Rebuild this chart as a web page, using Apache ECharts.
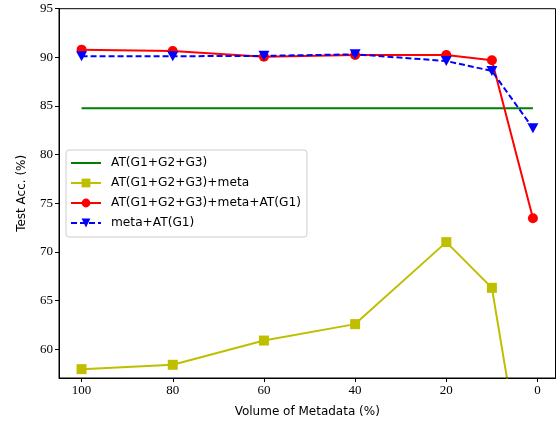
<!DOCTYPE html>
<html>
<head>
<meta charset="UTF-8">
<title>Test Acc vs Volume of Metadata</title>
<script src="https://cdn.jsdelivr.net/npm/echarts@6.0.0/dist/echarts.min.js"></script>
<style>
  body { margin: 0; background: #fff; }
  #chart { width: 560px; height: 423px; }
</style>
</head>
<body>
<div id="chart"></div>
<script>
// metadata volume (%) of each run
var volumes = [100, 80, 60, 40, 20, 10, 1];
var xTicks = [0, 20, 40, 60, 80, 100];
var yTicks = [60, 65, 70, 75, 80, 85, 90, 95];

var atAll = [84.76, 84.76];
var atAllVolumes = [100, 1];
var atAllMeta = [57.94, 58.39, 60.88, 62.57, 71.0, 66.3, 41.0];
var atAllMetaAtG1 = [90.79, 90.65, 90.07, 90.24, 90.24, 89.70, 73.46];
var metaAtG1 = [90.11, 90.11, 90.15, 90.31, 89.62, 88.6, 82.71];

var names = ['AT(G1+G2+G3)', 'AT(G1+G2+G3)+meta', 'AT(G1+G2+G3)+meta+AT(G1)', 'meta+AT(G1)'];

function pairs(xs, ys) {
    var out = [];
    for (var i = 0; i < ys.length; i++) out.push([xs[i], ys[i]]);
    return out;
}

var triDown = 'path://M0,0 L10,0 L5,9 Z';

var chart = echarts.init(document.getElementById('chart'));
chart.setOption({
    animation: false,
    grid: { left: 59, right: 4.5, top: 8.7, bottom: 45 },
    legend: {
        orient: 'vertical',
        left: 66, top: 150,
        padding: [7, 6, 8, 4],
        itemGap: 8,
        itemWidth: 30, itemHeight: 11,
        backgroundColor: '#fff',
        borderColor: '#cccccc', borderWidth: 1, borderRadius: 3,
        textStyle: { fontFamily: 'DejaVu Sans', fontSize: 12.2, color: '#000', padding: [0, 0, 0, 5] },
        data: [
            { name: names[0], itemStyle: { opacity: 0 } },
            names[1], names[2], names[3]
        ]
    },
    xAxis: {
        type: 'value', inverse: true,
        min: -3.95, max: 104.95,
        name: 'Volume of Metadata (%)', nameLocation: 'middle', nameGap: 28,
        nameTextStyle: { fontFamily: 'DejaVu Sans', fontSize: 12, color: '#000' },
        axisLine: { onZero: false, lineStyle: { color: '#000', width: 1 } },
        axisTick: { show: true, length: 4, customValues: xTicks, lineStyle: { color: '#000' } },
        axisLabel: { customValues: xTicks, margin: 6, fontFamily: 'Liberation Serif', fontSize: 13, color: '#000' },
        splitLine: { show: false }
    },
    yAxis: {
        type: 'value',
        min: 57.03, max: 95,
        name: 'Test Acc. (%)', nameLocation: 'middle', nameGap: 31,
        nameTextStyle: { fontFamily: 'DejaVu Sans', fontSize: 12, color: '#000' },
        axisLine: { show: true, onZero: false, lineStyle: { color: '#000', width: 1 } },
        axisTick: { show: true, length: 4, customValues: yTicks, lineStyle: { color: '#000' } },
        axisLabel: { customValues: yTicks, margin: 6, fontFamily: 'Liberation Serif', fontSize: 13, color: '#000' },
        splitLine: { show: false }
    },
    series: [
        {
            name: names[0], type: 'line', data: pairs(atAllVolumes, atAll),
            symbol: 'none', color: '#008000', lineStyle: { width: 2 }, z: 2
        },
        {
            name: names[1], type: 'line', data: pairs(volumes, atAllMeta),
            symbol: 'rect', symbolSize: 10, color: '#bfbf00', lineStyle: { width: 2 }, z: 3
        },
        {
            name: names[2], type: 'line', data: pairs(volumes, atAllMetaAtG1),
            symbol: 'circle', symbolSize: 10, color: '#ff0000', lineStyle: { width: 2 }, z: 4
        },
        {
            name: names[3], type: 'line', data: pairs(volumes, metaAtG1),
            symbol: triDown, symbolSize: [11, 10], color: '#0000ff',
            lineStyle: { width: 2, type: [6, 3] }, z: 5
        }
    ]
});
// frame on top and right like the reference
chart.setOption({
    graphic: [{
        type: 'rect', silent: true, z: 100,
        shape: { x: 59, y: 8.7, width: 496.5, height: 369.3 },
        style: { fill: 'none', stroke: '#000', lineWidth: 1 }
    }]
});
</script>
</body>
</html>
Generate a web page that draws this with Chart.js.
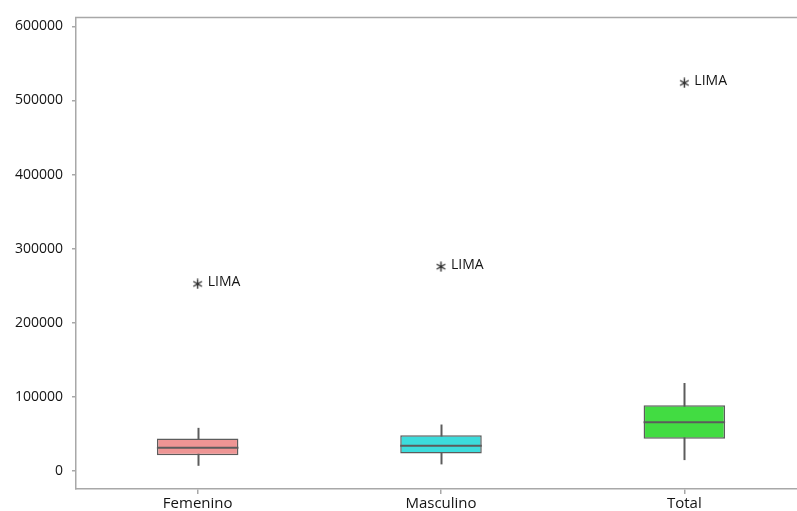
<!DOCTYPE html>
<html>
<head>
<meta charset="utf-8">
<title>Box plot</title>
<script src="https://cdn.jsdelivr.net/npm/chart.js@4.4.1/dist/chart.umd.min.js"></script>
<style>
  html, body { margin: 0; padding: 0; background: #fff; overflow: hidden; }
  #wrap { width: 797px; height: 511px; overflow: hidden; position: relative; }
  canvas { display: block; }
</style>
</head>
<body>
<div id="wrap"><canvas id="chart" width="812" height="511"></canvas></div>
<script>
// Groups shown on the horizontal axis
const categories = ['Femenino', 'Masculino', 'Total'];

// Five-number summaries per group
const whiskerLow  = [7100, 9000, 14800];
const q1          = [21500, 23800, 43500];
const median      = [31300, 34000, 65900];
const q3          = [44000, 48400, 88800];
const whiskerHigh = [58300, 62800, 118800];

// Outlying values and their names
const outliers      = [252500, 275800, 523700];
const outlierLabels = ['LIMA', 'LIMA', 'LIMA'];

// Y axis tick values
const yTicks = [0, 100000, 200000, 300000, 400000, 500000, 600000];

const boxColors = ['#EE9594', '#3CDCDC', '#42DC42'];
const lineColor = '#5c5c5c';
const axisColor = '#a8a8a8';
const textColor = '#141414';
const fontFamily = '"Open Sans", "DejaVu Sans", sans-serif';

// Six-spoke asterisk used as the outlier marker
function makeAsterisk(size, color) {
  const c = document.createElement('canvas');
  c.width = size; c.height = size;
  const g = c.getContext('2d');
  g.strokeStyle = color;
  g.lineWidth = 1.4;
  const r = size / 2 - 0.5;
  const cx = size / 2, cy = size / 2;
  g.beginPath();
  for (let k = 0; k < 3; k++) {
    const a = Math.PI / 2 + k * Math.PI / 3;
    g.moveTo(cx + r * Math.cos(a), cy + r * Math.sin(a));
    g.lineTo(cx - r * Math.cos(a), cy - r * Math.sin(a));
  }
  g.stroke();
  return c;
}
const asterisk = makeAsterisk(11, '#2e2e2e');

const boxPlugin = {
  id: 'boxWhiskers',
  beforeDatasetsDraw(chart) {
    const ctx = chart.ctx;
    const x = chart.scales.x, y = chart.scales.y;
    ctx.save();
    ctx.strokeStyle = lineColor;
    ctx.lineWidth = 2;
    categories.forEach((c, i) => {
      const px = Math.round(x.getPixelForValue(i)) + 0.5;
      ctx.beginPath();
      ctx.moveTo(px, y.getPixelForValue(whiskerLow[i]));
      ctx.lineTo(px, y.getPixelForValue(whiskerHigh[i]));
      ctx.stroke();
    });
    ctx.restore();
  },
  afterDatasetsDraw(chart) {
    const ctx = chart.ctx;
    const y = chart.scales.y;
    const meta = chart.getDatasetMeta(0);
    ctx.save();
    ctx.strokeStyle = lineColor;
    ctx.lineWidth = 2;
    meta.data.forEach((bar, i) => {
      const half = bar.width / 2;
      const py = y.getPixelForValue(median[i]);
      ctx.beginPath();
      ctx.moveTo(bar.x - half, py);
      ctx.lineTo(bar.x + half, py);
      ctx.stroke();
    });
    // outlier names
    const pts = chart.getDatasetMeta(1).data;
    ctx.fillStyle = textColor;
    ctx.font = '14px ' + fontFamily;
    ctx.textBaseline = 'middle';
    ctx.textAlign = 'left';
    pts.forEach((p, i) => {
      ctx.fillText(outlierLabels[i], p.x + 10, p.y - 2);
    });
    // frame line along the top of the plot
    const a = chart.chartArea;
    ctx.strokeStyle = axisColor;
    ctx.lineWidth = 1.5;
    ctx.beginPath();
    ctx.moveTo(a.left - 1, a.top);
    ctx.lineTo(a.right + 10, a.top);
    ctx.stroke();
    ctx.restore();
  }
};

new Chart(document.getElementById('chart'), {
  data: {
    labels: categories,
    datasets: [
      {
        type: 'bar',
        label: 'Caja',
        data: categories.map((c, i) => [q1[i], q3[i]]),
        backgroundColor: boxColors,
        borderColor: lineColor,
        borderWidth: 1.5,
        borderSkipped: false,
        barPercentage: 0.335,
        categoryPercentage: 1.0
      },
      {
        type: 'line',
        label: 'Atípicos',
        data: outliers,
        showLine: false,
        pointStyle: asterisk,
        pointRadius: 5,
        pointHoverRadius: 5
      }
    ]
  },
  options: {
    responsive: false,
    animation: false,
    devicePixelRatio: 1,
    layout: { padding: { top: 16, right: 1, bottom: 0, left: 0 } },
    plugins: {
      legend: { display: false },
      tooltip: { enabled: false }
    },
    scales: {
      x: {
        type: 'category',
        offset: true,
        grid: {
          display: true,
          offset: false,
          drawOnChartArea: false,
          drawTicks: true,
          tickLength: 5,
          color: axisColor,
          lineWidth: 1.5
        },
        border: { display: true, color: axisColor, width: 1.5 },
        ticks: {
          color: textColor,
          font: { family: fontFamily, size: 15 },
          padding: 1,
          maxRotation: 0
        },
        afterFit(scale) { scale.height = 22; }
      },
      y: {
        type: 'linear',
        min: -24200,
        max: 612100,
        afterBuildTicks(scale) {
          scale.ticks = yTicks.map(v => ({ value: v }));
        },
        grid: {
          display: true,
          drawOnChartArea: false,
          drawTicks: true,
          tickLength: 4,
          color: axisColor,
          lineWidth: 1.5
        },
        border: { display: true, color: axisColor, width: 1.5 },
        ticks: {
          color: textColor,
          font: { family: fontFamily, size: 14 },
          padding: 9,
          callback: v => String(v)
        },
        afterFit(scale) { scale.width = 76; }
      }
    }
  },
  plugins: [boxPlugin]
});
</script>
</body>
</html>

====

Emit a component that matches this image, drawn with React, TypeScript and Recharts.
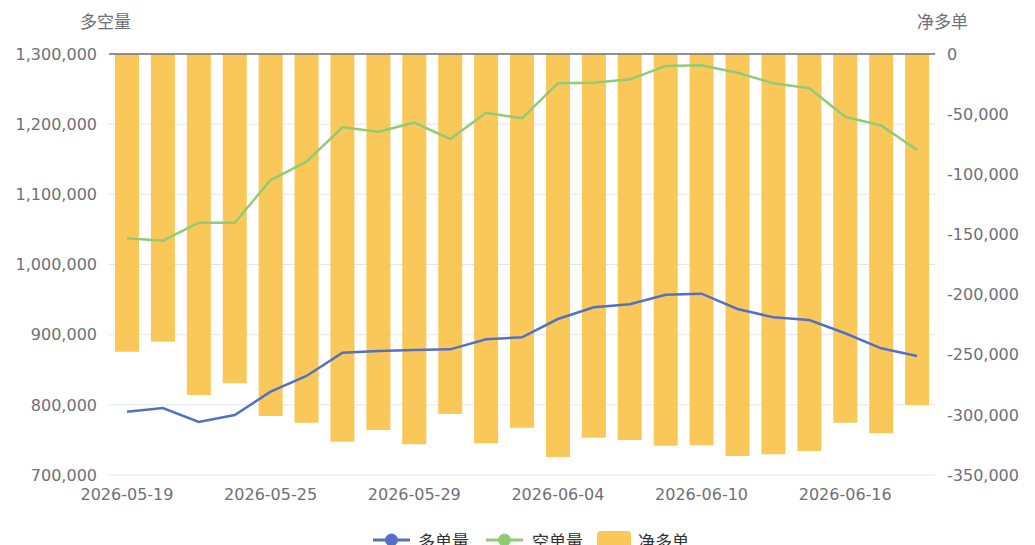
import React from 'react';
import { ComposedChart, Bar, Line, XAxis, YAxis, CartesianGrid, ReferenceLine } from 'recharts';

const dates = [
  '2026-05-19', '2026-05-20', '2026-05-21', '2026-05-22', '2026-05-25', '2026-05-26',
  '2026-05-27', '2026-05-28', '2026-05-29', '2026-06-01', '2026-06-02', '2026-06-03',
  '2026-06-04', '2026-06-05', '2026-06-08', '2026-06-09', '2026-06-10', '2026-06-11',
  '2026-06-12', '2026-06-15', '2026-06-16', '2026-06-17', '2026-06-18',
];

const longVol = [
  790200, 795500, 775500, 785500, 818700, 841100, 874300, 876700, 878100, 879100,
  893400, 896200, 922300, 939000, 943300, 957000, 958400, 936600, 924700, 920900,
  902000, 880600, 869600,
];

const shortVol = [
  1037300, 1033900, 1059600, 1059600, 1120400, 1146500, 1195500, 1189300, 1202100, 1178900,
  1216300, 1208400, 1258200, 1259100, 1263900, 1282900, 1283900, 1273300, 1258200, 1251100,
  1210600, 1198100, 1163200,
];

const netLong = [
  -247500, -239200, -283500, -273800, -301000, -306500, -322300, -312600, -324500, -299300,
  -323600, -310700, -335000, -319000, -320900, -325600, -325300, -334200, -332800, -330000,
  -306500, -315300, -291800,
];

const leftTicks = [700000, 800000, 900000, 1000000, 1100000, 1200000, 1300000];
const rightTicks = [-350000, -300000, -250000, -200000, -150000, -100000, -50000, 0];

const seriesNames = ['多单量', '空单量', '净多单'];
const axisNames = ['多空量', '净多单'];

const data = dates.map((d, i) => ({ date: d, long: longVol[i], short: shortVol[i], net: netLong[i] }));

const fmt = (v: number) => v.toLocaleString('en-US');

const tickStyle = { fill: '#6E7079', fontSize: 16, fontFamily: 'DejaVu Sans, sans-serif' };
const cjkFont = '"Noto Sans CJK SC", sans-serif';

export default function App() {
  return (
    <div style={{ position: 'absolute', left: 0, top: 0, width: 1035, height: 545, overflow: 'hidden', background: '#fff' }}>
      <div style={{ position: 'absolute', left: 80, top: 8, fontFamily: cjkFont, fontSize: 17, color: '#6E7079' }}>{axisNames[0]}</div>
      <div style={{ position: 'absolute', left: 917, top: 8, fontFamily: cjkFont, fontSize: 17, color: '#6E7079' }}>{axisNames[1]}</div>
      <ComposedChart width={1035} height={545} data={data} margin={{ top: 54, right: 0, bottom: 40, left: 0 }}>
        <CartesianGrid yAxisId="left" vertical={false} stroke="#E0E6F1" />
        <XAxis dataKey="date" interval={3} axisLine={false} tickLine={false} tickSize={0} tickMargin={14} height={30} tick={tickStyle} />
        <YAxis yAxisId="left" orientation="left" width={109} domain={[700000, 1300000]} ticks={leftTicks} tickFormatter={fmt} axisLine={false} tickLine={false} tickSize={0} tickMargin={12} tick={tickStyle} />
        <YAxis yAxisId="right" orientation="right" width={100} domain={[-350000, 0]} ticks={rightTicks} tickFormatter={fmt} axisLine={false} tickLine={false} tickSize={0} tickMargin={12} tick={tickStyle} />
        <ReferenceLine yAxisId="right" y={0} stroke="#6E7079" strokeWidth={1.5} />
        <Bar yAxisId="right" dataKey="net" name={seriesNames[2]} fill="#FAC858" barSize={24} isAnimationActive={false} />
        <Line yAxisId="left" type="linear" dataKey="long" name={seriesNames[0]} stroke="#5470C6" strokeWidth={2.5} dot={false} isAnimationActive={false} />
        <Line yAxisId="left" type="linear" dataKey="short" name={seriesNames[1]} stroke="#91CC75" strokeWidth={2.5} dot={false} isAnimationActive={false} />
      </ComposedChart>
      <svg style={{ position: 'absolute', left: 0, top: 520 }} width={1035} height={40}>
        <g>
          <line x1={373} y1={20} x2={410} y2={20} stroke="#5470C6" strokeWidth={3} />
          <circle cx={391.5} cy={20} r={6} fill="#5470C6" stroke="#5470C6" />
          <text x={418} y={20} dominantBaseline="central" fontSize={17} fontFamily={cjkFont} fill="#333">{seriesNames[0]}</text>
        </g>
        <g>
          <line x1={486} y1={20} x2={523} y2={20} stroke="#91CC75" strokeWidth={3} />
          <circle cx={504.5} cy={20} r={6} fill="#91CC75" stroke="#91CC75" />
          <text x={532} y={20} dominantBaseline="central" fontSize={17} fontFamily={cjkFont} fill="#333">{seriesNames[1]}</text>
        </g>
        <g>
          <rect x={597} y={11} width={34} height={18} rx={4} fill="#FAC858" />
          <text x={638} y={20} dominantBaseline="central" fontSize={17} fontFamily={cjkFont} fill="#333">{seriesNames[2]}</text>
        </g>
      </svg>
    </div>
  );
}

====

Retype the lines above exactly as they appear, from the line containing "Emit a component" through the line containing "const axisNames = ['多空量', '净多单'];", and leave out any pictures.

Emit a component that matches this image, drawn with React, TypeScript and Recharts.
import React from 'react';
import { ComposedChart, Bar, Line, XAxis, YAxis, CartesianGrid, ReferenceLine } from 'recharts';

const dates = [
  '2026-05-19', '2026-05-20', '2026-05-21', '2026-05-22', '2026-05-25', '2026-05-26',
  '2026-05-27', '2026-05-28', '2026-05-29', '2026-06-01', '2026-06-02', '2026-06-03',
  '2026-06-04', '2026-06-05', '2026-06-08', '2026-06-09', '2026-06-10', '2026-06-11',
  '2026-06-12', '2026-06-15', '2026-06-16', '2026-06-17', '2026-06-18',
];

const longVol = [
  790200, 795500, 775500, 785500, 818700, 841100, 874300, 876700, 878100, 879100,
  893400, 896200, 922300, 939000, 943300, 957000, 958400, 936600, 924700, 920900,
  902000, 880600, 869600,
];

const shortVol = [
  1037300, 1033900, 1059600, 1059600, 1120400, 1146500, 1195500, 1189300, 1202100, 1178900,
  1216300, 1208400, 1258200, 1259100, 1263900, 1282900, 1283900, 1273300, 1258200, 1251100,
  1210600, 1198100, 1163200,
];

const netLong = [
  -247500, -239200, -283500, -273800, -301000, -306500, -322300, -312600, -324500, -299300,
  -323600, -310700, -335000, -319000, -320900, -325600, -325300, -334200, -332800, -330000,
  -306500, -315300, -291800,
];

const leftTicks = [700000, 800000, 900000, 1000000, 1100000, 1200000, 1300000];
const rightTicks = [-350000, -300000, -250000, -200000, -150000, -100000, -50000, 0];

const seriesNames = ['多单量', '空单量', '净多单'];
const axisNames = ['多空量', '净多单'];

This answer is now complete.